(Entries with chart source code)

────────────────────────────────────────

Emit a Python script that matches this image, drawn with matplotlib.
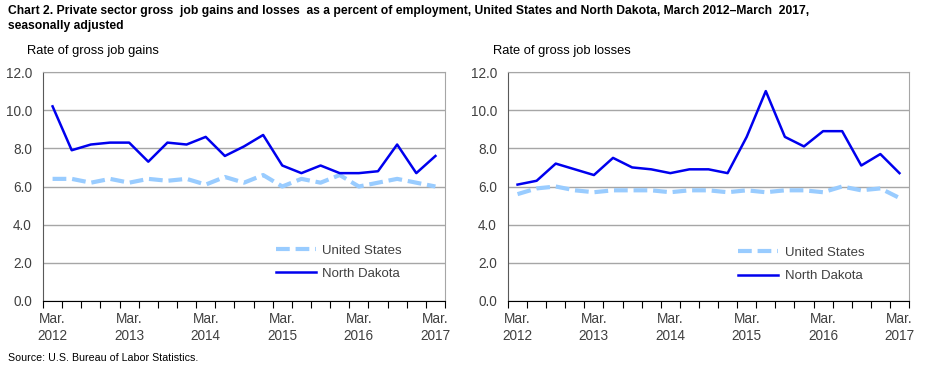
import matplotlib
matplotlib.use("Agg")
import matplotlib.pyplot as plt
from matplotlib.lines import Line2D

plt.rcParams['font.family'] = ['Liberation Sans', 'DejaVu Sans']

quarters = list(range(21))
tick_labels = ["Mar.\n2012", "Mar.\n2013", "Mar.\n2014", "Mar.\n2015", "Mar.\n2016", "Mar.\n2017"]

us_gains = [6.4, 6.4, 6.2, 6.4, 6.2, 6.4, 6.3, 6.4, 6.1, 6.5, 6.2, 6.6, 6.0, 6.4, 6.2, 6.6, 6.0, 6.2, 6.4, 6.2, 6.0]
nd_gains = [10.2, 7.9, 8.2, 8.3, 8.3, 7.3, 8.3, 8.2, 8.6, 7.6, 8.1, 8.7, 7.1, 6.7, 7.1, 6.7, 6.7, 6.8, 8.2, 6.7, 7.6]
us_losses = [5.6, 5.9, 6.0, 5.8, 5.7, 5.8, 5.8, 5.8, 5.7, 5.8, 5.8, 5.7, 5.8, 5.7, 5.8, 5.8, 5.7, 6.0, 5.8, 5.9, 5.4]
nd_losses = [6.1, 6.3, 7.2, 6.9, 6.6, 7.5, 7.0, 6.9, 6.7, 6.9, 6.9, 6.7, 8.6, 11.0, 8.6, 8.1, 8.9, 8.9, 7.1, 7.7, 6.7]

US_COLOR = "#99CCFF"
ND_COLOR = "#0000EE"
TXT = "#404040"
DASH = (0, (3.3, 1.4))

fig = plt.figure(figsize=(9.3, 3.72), dpi=100)

def panel(rect, us, nd, subtitle, sub_x, leg_anchor):
    ax = fig.add_axes(rect)
    ax.plot(quarters, us, color=US_COLOR, lw=3, ls=DASH, zorder=3)
    ax.plot(quarters, nd, color=ND_COLOR, lw=1.8, zorder=4)
    ax.set_xlim(-0.5, 20.5)
    ax.set_ylim(0, 12)
    ax.set_yticks([0, 2, 4, 6, 8, 10, 12])
    ax.set_yticklabels([f"{v:.1f}" for v in [0, 2, 4, 6, 8, 10, 12]], color=TXT, fontsize=9.8)
    ax.yaxis.grid(True, color="#A6A6A6", lw=1)
    ax.set_axisbelow(True)
    ax.tick_params(axis='y', length=0, pad=8)
    ax.set_xticks([i - 0.5 for i in range(22)])
    ax.set_xticklabels([])
    ax.tick_params(axis='x', which='major', length=5, direction='out', color='black')
    ax.set_xticks(list(range(0, 21, 4)), minor=True)
    ax.set_xticklabels(tick_labels, minor=True, color=TXT, fontsize=9.8, linespacing=1.25)
    ax.tick_params(axis='x', which='minor', length=0, pad=8)
    for s in ['top', 'right']:
        ax.spines[s].set_color("#A6A6A6")
    ax.spines['bottom'].set_color('black')
    ax.spines['left'].set_color('#595959')
    fig.text(sub_x, 1 - 51 / 372, subtitle, fontsize=9.3, color='black', va='center')
    leg = ax.legend(handles=[Line2D([], [], color=US_COLOR, lw=3, ls=DASH),
                             Line2D([], [], color=ND_COLOR, lw=1.8)],
                    labels=["United States", "North Dakota"],
                    loc='lower left', bbox_to_anchor=leg_anchor, frameon=False,
                    fontsize=9.5, handlelength=3.0, labelspacing=0.85, handletextpad=0.5)
    for t in leg.get_texts():
        t.set_color(TXT)
    return ax

panel([43 / 930, 1 - 301 / 372, 402 / 930, 229 / 372], us_gains, nd_gains,
      "Rate of gross job gains", 27 / 930, (0.55, 0.04))
panel([508 / 930, 1 - 301 / 372, 401 / 930, 229 / 372], us_losses, nd_losses,
      "Rate of gross job losses", 493 / 930, (0.545, 0.03))

fig.text(8 / 930, 1 - 11 / 372,
         "Chart 2. Private sector gross  job gains and losses  as a percent of employment, United States and North Dakota, March 2012\u2013March  2017,",
         fontsize=8.7, fontweight='bold', va='center')
fig.text(8 / 930, 1 - 26 / 372, "seasonally adjusted", fontsize=8.7, fontweight='bold', va='center')
fig.text(8 / 930, 1 - 358 / 372, "Source: U.S. Bureau of Labor Statistics.", fontsize=7.7, va='center')

fig.savefig("out.png", dpi=100)
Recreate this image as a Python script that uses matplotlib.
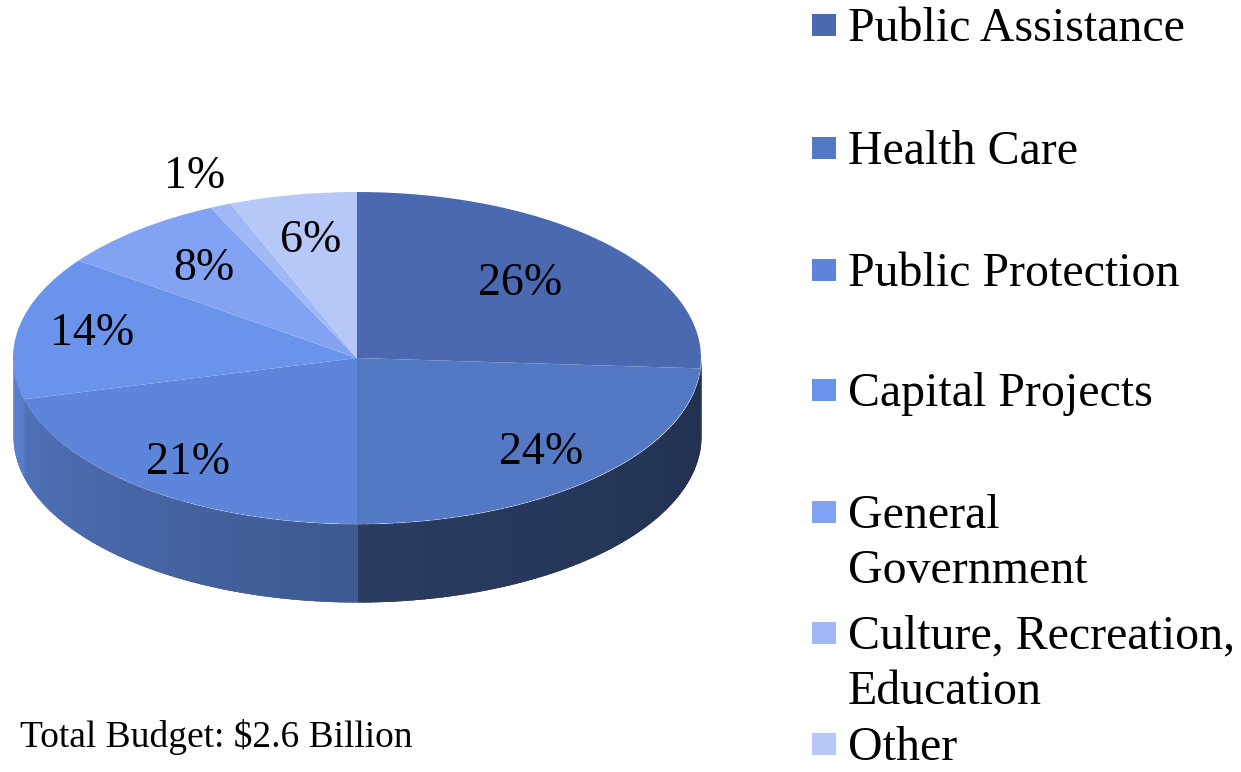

────────────────────────────────────────

* DO THIS
Copy out the data above exactly, except the pictures.

* TASK ANSWER
Emit a Python script that matches this image, drawn with matplotlib.
import matplotlib
matplotlib.use("Agg")
import matplotlib.pyplot as plt
from matplotlib.lines import Line2D

plt.rcParams['font.family'] = ['Liberation Sans', 'DejaVu Sans']

quarters = list(range(21))
tick_labels = ["Mar.\n2012", "Mar.\n2013", "Mar.\n2014", "Mar.\n2015", "Mar.\n2016", "Mar.\n2017"]

us_gains = [6.4, 6.4, 6.2, 6.4, 6.2, 6.4, 6.3, 6.4, 6.1, 6.5, 6.2, 6.6, 6.0, 6.4, 6.2, 6.6, 6.0, 6.2, 6.4, 6.2, 6.0]
nd_gains = [10.2, 7.9, 8.2, 8.3, 8.3, 7.3, 8.3, 8.2, 8.6, 7.6, 8.1, 8.7, 7.1, 6.7, 7.1, 6.7, 6.7, 6.8, 8.2, 6.7, 7.6]
us_losses = [5.6, 5.9, 6.0, 5.8, 5.7, 5.8, 5.8, 5.8, 5.7, 5.8, 5.8, 5.7, 5.8, 5.7, 5.8, 5.8, 5.7, 6.0, 5.8, 5.9, 5.4]
nd_losses = [6.1, 6.3, 7.2, 6.9, 6.6, 7.5, 7.0, 6.9, 6.7, 6.9, 6.9, 6.7, 8.6, 11.0, 8.6, 8.1, 8.9, 8.9, 7.1, 7.7, 6.7]

US_COLOR = "#99CCFF"
ND_COLOR = "#0000EE"
TXT = "#404040"
DASH = (0, (3.3, 1.4))

fig = plt.figure(figsize=(9.3, 3.72), dpi=100)

def panel(rect, us, nd, subtitle, sub_x, leg_anchor):
    ax = fig.add_axes(rect)
    ax.plot(quarters, us, color=US_COLOR, lw=3, ls=DASH, zorder=3)
    ax.plot(quarters, nd, color=ND_COLOR, lw=1.8, zorder=4)
    ax.set_xlim(-0.5, 20.5)
    ax.set_ylim(0, 12)
    ax.set_yticks([0, 2, 4, 6, 8, 10, 12])
    ax.set_yticklabels([f"{v:.1f}" for v in [0, 2, 4, 6, 8, 10, 12]], color=TXT, fontsize=9.8)
    ax.yaxis.grid(True, color="#A6A6A6", lw=1)
    ax.set_axisbelow(True)
    ax.tick_params(axis='y', length=0, pad=8)
    ax.set_xticks([i - 0.5 for i in range(22)])
    ax.set_xticklabels([])
    ax.tick_params(axis='x', which='major', length=5, direction='out', color='black')
    ax.set_xticks(list(range(0, 21, 4)), minor=True)
    ax.set_xticklabels(tick_labels, minor=True, color=TXT, fontsize=9.8, linespacing=1.25)
    ax.tick_params(axis='x', which='minor', length=0, pad=8)
    for s in ['top', 'right']:
        ax.spines[s].set_color("#A6A6A6")
    ax.spines['bottom'].set_color('black')
    ax.spines['left'].set_color('#595959')
    fig.text(sub_x, 1 - 51 / 372, subtitle, fontsize=9.3, color='black', va='center')
    leg = ax.legend(handles=[Line2D([], [], color=US_COLOR, lw=3, ls=DASH),
                             Line2D([], [], color=ND_COLOR, lw=1.8)],
                    labels=["United States", "North Dakota"],
                    loc='lower left', bbox_to_anchor=leg_anchor, frameon=False,
                    fontsize=9.5, handlelength=3.0, labelspacing=0.85, handletextpad=0.5)
    for t in leg.get_texts():
        t.set_color(TXT)
    return ax

panel([43 / 930, 1 - 301 / 372, 402 / 930, 229 / 372], us_gains, nd_gains,
      "Rate of gross job gains", 27 / 930, (0.55, 0.04))
panel([508 / 930, 1 - 301 / 372, 401 / 930, 229 / 372], us_losses, nd_losses,
      "Rate of gross job losses", 493 / 930, (0.545, 0.03))

fig.text(8 / 930, 1 - 11 / 372,
         "Chart 2. Private sector gross  job gains and losses  as a percent of employment, United States and North Dakota, March 2012\u2013March  2017,",
         fontsize=8.7, fontweight='bold', va='center')
fig.text(8 / 930, 1 - 26 / 372, "seasonally adjusted", fontsize=8.7, fontweight='bold', va='center')
fig.text(8 / 930, 1 - 358 / 372, "Source: U.S. Bureau of Labor Statistics.", fontsize=7.7, va='center')

fig.savefig("out.png", dpi=100)
Recreate this image as a Python script that uses matplotlib.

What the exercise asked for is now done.